** start SUPPLIED DATA **

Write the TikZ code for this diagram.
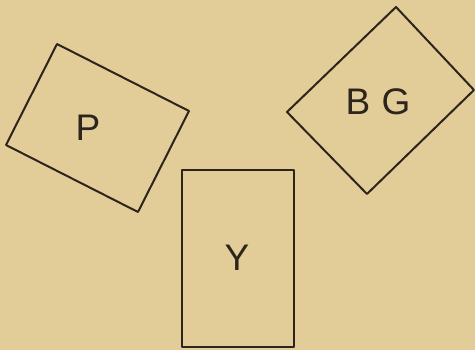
\documentclass[tikz,border=0pt]{standalone}
\usepackage{fontspec}
\setmainfont{Liberation Sans}
\definecolor{paper}{RGB}{226,205,152}
\definecolor{ink}{RGB}{45,36,28}
\begin{document}
\begin{tikzpicture}[x=1pt,y=-1pt,
  outline/.style={draw=ink,line width=2pt,line join=round},
  lbl/.style={text=ink,font=\fontsize{37}{37}\selectfont,inner sep=0pt}]
\fill[paper] (0,0) rectangle (475,350);
\useasboundingbox (0,0) rectangle (475,350);
% P box
\coordinate (p1) at (57,44);
\coordinate (p2) at (189,111);
\coordinate (p3) at (138,212);
\coordinate (p4) at (6,145);
\draw[outline] (p1) -- (p2) -- (p3) -- (p4) -- cycle;
\node[lbl] (P) at (88,128) {P};
% BG diamond
\coordinate (b1) at (396,7);
\coordinate (b2) at (474,90);
\coordinate (b3) at (367,194);
\coordinate (b4) at (287,112);
\draw[outline] (b1) -- (b2) -- (b3) -- (b4) -- cycle;
\node[lbl] (BG) at (378,102) {B\kern0.3em G};
% Y box
\coordinate (y1) at (182,170);
\coordinate (y2) at (294,170);
\coordinate (y3) at (294,347);
\coordinate (y4) at (182,347);
\draw[outline] (y1) -- (y2) -- (y3) -- (y4) -- cycle;
\node[lbl] (Y) at (237,258) {Y};
\end{tikzpicture}
\end{document}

** end SUPPLIED DATA **

- _WORK TO COMPLETE_
Pictures excluded, quote all the data above exactly.

- _WRITTEN RESPONSE_
Write the TikZ code for this diagram.
\documentclass[tikz,border=0pt]{standalone}
\usepackage{fontspec}
\setmainfont{Liberation Sans}
\definecolor{paper}{RGB}{226,205,152}
\definecolor{ink}{RGB}{45,36,28}
\begin{document}
\begin{tikzpicture}[x=1pt,y=-1pt,
  outline/.style={draw=ink,line width=2pt,line join=round},
  lbl/.style={text=ink,font=\fontsize{37}{37}\selectfont,inner sep=0pt}]
\fill[paper] (0,0) rectangle (475,350);
\useasboundingbox (0,0) rectangle (475,350);
% P box
\coordinate (p1) at (57,44);
\coordinate (p2) at (189,111);
\coordinate (p3) at (138,212);
\coordinate (p4) at (6,145);
\draw[outline] (p1) -- (p2) -- (p3) -- (p4) -- cycle;
\node[lbl] (P) at (88,128) {P};
% BG diamond
\coordinate (b1) at (396,7);
\coordinate (b2) at (474,90);
\coordinate (b3) at (367,194);
\coordinate (b4) at (287,112);
\draw[outline] (b1) -- (b2) -- (b3) -- (b4) -- cycle;
\node[lbl] (BG) at (378,102) {B\kern0.3em G};
% Y box
\coordinate (y1) at (182,170);
\coordinate (y2) at (294,170);
\coordinate (y3) at (294,347);
\coordinate (y4) at (182,347);
\draw[outline] (y1) -- (y2) -- (y3) -- (y4) -- cycle;
\node[lbl] (Y) at (237,258) {Y};
\end{tikzpicture}
\end{document}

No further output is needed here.